Even games without obvious opponents frequently depend on the idea that erasure is the solution to the problems that games pose and that some measure of satisfaction is derived from such erasure. Indeed, a similar pleasure is evoked in a seemingly less destructive game like Tetris. “Solving” Tetris and feeling satisfaction as a result seems largely derived from a kind of principle of organizing in order to disintegrate. Moving blocks efficiently and effectively around the board in order that they ultimately dissolve at the bottom of the screen due to careful planning (and possible forethought) is the chief way of “cleaning up” the world of Tetris. Erasure is the ultimate goal.

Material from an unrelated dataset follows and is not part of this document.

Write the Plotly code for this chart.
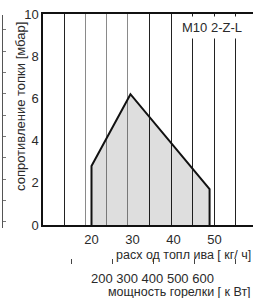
import plotly.graph_objects as go

# Data
fuel_flow = [20, 20, 29.5, 48.8, 48.8]          # kg/h
resistance = [0, 2.8, 6.2, 1.7, 0]              # mbar
x_ticks = [20, 30, 40, 50]
y_ticks = [0, 2, 4, 6, 8, 10]
grid_dark = [13.3, 34.2, 39.4, 44.7, 50.0, 55.2]
grid_light = [18.5, 23.7, 28.9]
power_ticks = [15, 25, 35, 45, 55]
power_labels = "200 300 400 500 600"
left_frag_ticks = [0, 0.3, 1.3, 2.3, 3.3, 4.3, 5.3, 6.3, 7.3, 8.3, 9.3, 10]

XR = [8.17, 59.39]
FONT = "Liberation Sans, Arial, sans-serif"
TXT = "#2a2a2a"

fig = go.Figure()
fig.add_trace(go.Scatter(
    x=fuel_flow, y=resistance, mode="lines", fill="toself",
    fillcolor="rgba(0,0,0,0.13)", line=dict(color="#111", width=2),
    hoverinfo="skip", showlegend=False))
# invisible helper traces to register auxiliary axes
for xa, ya in [("x2", "y"), ("x3", "y"), ("x4", "y"), ("x", "y2")]:
    fig.add_trace(go.Scatter(x=fuel_flow, y=resistance, xaxis=xa, yaxis=ya,
                             mode="lines", line=dict(width=0), opacity=0,
                             hoverinfo="skip", showlegend=False))

dom_x = [(43 - 2) / 251, 1]
dom_y = [(258 - 225) / 244, 1]

def py(p):
    return (258 - p) / 244

def px(p):
    return (p - 2) / 251

fig.update_layout(
    width=253, height=298, autosize=False,
    margin=dict(l=2, r=0, t=14, b=40, autoexpand=False),
    paper_bgcolor="white", plot_bgcolor="rgba(0,0,0,0)",
    font=dict(family=FONT, size=13, color=TXT),
    xaxis=dict(domain=dom_x, range=XR, tickvals=x_ticks, showgrid=False,
               zeroline=False, showline=True, linecolor="#111", linewidth=1.5,
               mirror=True, ticks="outside", ticklen=2, tickcolor="rgba(0,0,0,0)",
               tickfont=dict(size=13, color=TXT), automargin=False),
    xaxis2=dict(overlaying="x", range=XR, tickvals=grid_dark, showgrid=True,
                gridcolor="#222", gridwidth=1, showticklabels=False, ticks="",
                zeroline=False, showline=False),
    xaxis3=dict(overlaying="x", range=XR, tickvals=grid_light, showgrid=True,
                gridcolor="#8a8a8a", gridwidth=1, showticklabels=False, ticks="",
                zeroline=False, showline=False),
    xaxis4=dict(overlaying="x", anchor="free", position=0, range=XR,
                tickvals=power_ticks, showgrid=False, showticklabels=False,
                ticks="outside", ticklen=5, tickcolor="#444", tickwidth=1,
                zeroline=False, showline=False),
    yaxis=dict(domain=dom_y, range=[0, 10], tickvals=y_ticks, showgrid=False,
               zeroline=False, showline=True, linecolor="#111", linewidth=1.5,
               ticks="", tickfont=dict(size=13, color=TXT), automargin=False),
    yaxis2=dict(domain=[py(228), py(15)], anchor="free",
                position=0, range=[0, 10], tickvals=left_frag_ticks,
                showgrid=False, zeroline=False, showline=True, linecolor="#555",
                linewidth=1, ticks="inside", ticklen=3, tickcolor="#777",
                showticklabels=False),
)

fig.add_annotation(text="M10 2-Z-L", xref="paper", yref="paper",
                   x=px(246), xanchor="right", y=py(15.5), yanchor="top",
                   showarrow=False, bgcolor="white", borderpad=3,
                   font=dict(size=13, color=TXT))
fig.add_annotation(text="сопротивление топки [мбар]", xref="paper", yref="paper",
                   x=px(20), xanchor="center", y=py(107), yanchor="middle",
                   textangle=-90, showarrow=False, font=dict(size=13, color=TXT))
fig.add_annotation(text="расх од топл ива [ кг/ ч]", xref="paper", yref="paper",
                   x=1, xanchor="right", y=py(255), yanchor="middle",
                   showarrow=False, font=dict(size=12.5, color=TXT))
fig.add_annotation(text=power_labels, xref="paper", yref="paper",
                   x=px(152.5), xanchor="center", y=py(278), yanchor="middle",
                   showarrow=False, font=dict(size=13, color=TXT))
fig.add_annotation(text="мощность горелки [ к Вт]", xref="paper", yref="paper",
                   x=1, xanchor="right", y=py(292), yanchor="middle",
                   showarrow=False, font=dict(size=12.5, color=TXT))

fig.write_html("out.html", config={"displayModeBar": False},
               post_script="document.body.style.margin='0px';document.body.style.overflow='hidden';")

It isn’t as if games are solely designed with erasure and demolition in mind. Building occurs in some games, especially in economic simulators (the various Tycoon games for example) and other types of sims. Indeed, The Sims series may head wholeheartedly in the opposite direction of the idea of breaking things as a means of provoking a sense of pleasure or that subtraction is the way to make things right. The Sims seems to suggest (with its focus on the acquisition of objects to improve your life and make it more efficient) that acquiring stuff will (necessarily) make your life better.

Interestingly, action games of the sort that I discussed earlier (as well as sims that include warfare as a part of developing an economy or culture) even manage to sublimate creative acts like building to the dominant solution of demolition as the ultimate methodology to achieve results. In Red Faction: Guerilla, scrap is produced and can be collected as buildings come down. Scrap is the currency of the game, and ironically, its only real use is to build new weapons and upgrade old ones, allowing the player to break future targets even better. The game suggests an endless cycle predicated on a demolition that exists to build better engines of demolition. Demolition leads to building only because greater erasures are made possible by such building. Again, simply put, the solution to making the world a better place is predicated on removing the elements that make that world “wrong”.

See a fascist? Break it.

I am somewhat reminded of Red Faction’s commitment to demolition when thinking about the old Nintendo Entertainment System game Wrecking Crew, in which Mario uses a hammer to destroy doors, ladders, and walls. This puzzle-based game requires that the player strategize the best ways to demolish the interior of a building, leaving nothing standing. Destroying a ladder too quickly may leave Mario stranded and unable to complete a level. It is in Mario’s best interests to figure out a way to destroy a level completely, through painstaking analysis of how it can all be accomplished in as few swings of a hammer as possible and at the proper time. Successful demolition is done carefully, one floor at a time.

In video games, sometimes total victory is best measured by the blankness of the screen at games end. Total erasure becoming the most elegant solution possible.